*DATA EXTRACT*
START
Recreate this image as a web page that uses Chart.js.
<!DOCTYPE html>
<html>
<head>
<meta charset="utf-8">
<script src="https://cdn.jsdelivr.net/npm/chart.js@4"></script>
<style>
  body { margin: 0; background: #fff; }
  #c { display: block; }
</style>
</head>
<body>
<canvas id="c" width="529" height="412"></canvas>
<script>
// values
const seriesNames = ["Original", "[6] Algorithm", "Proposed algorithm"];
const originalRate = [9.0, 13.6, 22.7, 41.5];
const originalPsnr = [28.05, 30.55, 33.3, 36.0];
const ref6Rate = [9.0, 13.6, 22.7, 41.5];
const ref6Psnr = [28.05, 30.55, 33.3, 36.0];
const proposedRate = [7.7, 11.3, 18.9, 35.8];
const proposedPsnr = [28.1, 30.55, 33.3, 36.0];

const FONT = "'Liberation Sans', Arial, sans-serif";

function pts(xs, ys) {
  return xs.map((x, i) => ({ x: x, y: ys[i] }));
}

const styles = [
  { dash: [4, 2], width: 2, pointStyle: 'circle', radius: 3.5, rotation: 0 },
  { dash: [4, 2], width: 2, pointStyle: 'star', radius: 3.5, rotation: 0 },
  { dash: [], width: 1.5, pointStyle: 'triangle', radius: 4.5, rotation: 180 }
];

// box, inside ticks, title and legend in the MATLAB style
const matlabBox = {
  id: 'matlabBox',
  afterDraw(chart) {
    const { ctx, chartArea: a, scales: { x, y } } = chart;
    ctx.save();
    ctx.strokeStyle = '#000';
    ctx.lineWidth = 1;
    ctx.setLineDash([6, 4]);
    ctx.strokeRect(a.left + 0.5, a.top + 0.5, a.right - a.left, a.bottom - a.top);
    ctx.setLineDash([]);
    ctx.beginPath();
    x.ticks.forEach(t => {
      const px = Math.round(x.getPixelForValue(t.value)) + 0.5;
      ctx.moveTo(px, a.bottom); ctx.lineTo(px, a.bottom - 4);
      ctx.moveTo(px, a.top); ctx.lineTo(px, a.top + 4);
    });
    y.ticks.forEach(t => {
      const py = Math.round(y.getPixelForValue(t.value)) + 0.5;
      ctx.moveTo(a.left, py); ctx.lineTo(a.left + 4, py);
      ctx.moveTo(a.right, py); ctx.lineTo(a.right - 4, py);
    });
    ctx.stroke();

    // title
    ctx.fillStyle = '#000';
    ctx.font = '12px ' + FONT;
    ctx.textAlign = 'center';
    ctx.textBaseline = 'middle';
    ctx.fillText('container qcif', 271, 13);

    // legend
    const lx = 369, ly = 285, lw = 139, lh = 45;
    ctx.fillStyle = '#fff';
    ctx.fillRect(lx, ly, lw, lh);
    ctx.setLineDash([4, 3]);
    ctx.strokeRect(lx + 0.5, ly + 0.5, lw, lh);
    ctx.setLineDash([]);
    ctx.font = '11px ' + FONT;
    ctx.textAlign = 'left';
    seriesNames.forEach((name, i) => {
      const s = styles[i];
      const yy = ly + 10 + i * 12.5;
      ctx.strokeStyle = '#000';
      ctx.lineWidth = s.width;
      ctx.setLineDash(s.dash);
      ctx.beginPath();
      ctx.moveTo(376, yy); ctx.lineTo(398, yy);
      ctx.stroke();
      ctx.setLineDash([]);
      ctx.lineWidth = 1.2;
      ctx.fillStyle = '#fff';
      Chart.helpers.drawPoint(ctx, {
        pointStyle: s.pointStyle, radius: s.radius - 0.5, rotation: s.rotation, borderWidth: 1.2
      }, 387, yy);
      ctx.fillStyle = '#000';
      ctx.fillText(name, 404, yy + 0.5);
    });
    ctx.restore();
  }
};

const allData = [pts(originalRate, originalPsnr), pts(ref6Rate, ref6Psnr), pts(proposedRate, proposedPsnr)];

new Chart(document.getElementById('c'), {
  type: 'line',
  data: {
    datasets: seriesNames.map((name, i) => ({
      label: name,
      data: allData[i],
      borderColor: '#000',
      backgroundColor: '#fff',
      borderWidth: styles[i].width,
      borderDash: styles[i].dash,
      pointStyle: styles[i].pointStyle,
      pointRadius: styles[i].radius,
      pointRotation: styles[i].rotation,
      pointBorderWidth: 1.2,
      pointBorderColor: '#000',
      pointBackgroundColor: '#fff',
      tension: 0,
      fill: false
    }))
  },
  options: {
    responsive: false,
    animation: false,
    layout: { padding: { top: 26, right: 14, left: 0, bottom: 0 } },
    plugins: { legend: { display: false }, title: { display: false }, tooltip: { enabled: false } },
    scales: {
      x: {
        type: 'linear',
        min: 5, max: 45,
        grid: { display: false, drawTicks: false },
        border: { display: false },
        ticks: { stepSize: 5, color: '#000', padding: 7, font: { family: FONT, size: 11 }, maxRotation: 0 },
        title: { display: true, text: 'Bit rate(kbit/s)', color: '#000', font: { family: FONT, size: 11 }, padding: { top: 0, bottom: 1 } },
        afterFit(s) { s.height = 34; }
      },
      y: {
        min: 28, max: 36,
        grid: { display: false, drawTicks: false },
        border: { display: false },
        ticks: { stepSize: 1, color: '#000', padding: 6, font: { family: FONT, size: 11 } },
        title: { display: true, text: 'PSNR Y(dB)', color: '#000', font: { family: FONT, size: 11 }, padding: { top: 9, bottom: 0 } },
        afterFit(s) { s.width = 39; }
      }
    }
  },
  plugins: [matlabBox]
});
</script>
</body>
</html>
END
START
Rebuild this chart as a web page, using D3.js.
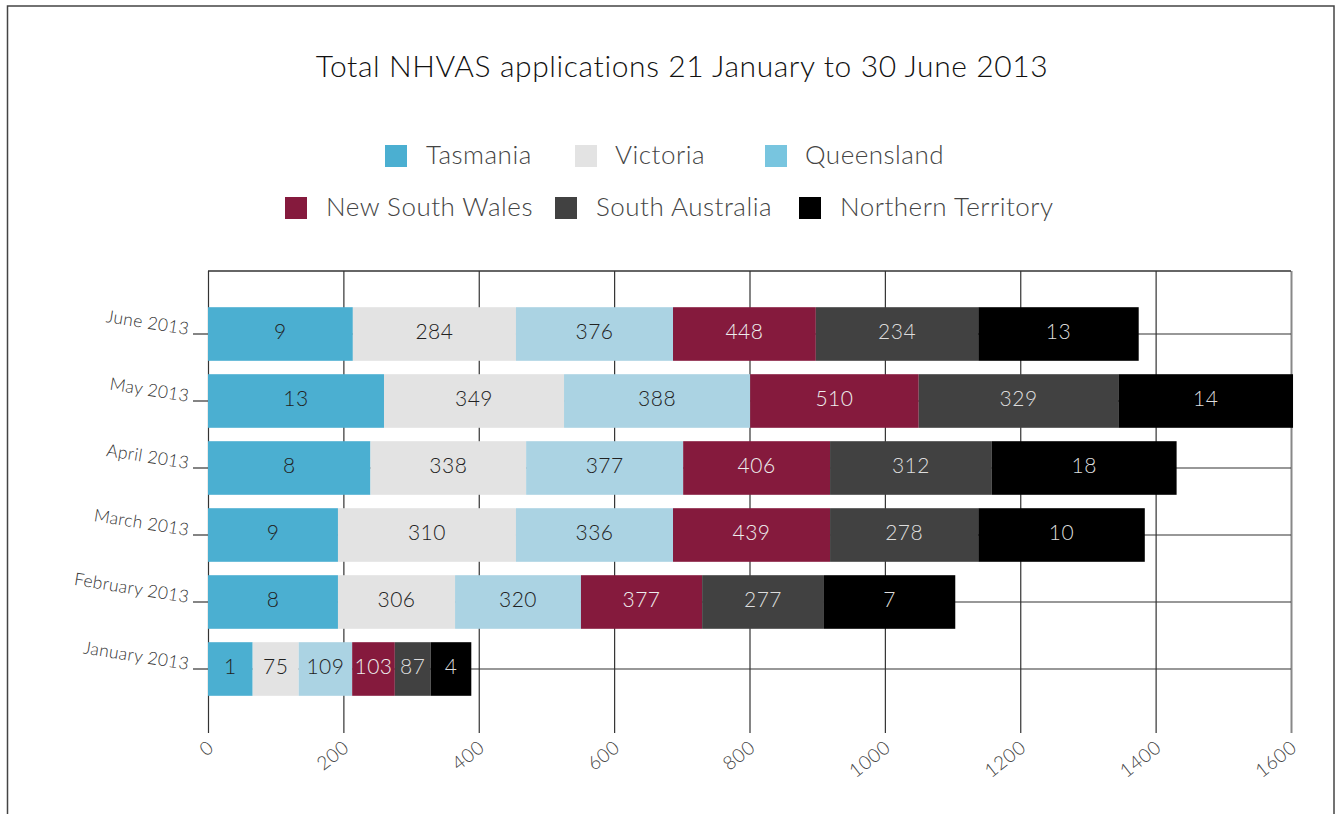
END
START
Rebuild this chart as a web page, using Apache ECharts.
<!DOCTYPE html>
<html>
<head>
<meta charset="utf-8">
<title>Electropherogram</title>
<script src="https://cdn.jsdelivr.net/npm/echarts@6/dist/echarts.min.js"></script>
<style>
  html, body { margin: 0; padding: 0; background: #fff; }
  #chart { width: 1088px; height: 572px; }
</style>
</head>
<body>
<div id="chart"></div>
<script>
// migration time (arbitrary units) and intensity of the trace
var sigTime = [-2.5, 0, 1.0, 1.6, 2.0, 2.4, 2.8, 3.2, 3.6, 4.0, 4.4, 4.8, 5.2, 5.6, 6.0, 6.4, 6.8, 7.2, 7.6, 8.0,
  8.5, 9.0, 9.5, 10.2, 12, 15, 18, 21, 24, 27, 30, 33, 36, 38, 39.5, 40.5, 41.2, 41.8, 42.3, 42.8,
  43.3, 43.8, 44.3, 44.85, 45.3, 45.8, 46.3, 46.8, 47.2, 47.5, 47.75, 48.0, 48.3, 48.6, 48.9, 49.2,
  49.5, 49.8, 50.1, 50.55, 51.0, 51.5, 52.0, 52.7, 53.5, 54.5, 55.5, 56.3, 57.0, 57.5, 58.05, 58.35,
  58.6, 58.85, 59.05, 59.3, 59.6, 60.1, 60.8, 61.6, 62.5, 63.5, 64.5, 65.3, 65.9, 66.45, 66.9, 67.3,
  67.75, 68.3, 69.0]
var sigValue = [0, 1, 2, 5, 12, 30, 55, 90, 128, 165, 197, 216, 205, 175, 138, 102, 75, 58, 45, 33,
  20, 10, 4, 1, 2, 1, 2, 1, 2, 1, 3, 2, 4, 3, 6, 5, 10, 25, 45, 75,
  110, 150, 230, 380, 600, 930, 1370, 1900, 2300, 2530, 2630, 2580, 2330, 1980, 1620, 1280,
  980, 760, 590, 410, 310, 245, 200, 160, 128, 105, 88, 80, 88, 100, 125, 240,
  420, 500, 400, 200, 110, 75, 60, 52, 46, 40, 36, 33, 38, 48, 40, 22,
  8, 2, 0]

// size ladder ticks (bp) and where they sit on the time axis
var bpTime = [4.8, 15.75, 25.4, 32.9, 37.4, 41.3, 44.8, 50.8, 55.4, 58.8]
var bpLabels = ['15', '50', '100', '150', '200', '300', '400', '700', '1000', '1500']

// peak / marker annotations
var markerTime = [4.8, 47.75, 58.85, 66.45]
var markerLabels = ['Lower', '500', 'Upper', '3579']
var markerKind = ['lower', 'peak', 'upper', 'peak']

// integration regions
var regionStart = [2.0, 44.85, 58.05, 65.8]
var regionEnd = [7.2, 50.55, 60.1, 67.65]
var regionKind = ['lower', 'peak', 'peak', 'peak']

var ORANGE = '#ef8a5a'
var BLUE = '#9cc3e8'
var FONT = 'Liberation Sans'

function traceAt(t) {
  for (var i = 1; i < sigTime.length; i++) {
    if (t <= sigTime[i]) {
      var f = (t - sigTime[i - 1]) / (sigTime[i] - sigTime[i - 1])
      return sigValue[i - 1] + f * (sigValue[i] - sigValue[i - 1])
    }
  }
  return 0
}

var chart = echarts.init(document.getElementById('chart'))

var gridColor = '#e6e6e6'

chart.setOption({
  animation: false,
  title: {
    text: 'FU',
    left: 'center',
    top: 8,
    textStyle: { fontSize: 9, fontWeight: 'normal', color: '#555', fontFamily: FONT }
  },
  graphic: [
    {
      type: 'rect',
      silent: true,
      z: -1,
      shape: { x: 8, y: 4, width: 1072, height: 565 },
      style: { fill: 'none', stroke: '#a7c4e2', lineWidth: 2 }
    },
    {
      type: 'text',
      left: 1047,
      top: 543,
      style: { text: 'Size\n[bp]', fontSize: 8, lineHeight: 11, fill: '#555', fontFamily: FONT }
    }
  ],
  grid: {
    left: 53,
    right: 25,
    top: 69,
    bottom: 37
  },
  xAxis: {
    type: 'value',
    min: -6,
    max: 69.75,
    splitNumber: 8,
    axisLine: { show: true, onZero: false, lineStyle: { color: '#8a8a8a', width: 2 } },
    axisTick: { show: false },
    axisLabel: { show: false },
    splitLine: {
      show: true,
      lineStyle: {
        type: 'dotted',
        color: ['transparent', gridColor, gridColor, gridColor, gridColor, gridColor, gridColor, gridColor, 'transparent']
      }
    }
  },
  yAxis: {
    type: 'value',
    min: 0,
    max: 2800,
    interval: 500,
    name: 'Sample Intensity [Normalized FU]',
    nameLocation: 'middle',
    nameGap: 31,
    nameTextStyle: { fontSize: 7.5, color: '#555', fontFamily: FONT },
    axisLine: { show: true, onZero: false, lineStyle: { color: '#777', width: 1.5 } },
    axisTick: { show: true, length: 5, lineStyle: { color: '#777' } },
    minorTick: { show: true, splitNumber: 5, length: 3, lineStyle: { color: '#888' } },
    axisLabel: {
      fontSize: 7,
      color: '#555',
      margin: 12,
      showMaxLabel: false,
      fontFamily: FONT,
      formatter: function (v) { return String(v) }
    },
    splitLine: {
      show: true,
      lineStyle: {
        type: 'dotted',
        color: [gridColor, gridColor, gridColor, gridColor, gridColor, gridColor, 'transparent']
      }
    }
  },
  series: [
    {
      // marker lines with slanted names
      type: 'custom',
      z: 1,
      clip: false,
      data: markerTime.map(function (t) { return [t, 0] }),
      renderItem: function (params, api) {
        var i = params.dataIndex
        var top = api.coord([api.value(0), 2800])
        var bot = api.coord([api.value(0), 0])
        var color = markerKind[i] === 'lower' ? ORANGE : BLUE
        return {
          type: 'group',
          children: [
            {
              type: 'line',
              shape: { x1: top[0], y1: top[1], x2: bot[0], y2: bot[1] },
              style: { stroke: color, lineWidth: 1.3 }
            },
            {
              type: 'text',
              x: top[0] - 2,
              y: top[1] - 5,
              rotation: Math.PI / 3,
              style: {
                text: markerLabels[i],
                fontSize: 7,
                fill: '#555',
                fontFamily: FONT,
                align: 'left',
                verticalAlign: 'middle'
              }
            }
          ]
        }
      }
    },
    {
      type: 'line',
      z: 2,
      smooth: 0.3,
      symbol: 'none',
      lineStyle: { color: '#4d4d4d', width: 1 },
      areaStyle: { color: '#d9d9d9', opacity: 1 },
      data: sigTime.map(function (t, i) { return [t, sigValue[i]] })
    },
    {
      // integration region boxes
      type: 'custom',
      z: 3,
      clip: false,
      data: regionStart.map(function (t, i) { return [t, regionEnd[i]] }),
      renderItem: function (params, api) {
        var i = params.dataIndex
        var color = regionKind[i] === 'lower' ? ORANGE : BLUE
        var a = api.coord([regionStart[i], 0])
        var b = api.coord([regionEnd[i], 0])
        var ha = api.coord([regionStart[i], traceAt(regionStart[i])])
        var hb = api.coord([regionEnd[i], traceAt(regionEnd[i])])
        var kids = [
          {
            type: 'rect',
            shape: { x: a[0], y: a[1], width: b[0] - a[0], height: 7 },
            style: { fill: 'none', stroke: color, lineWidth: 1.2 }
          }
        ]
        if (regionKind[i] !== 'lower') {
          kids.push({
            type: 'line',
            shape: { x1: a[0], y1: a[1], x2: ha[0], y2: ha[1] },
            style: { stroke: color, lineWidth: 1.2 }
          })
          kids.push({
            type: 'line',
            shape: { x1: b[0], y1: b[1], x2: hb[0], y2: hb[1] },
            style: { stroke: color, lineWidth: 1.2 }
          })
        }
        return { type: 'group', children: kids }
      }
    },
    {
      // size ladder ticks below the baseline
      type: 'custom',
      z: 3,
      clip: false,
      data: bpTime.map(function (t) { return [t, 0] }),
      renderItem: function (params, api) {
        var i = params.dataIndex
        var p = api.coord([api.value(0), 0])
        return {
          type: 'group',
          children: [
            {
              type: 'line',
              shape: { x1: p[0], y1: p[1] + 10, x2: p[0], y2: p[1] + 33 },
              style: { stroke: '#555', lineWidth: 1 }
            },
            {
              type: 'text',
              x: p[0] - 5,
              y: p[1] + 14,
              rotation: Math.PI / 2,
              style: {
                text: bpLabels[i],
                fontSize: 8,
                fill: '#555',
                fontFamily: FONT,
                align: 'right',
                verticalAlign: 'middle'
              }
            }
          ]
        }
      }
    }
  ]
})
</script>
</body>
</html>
END
Copy out every line in the listing where the word "this" appears.

*SOLUTION BELOW*
Recreate this image as a web page that uses Chart.js.
Rebuild this chart as a web page, using D3.js.
Rebuild this chart as a web page, using Apache ECharts.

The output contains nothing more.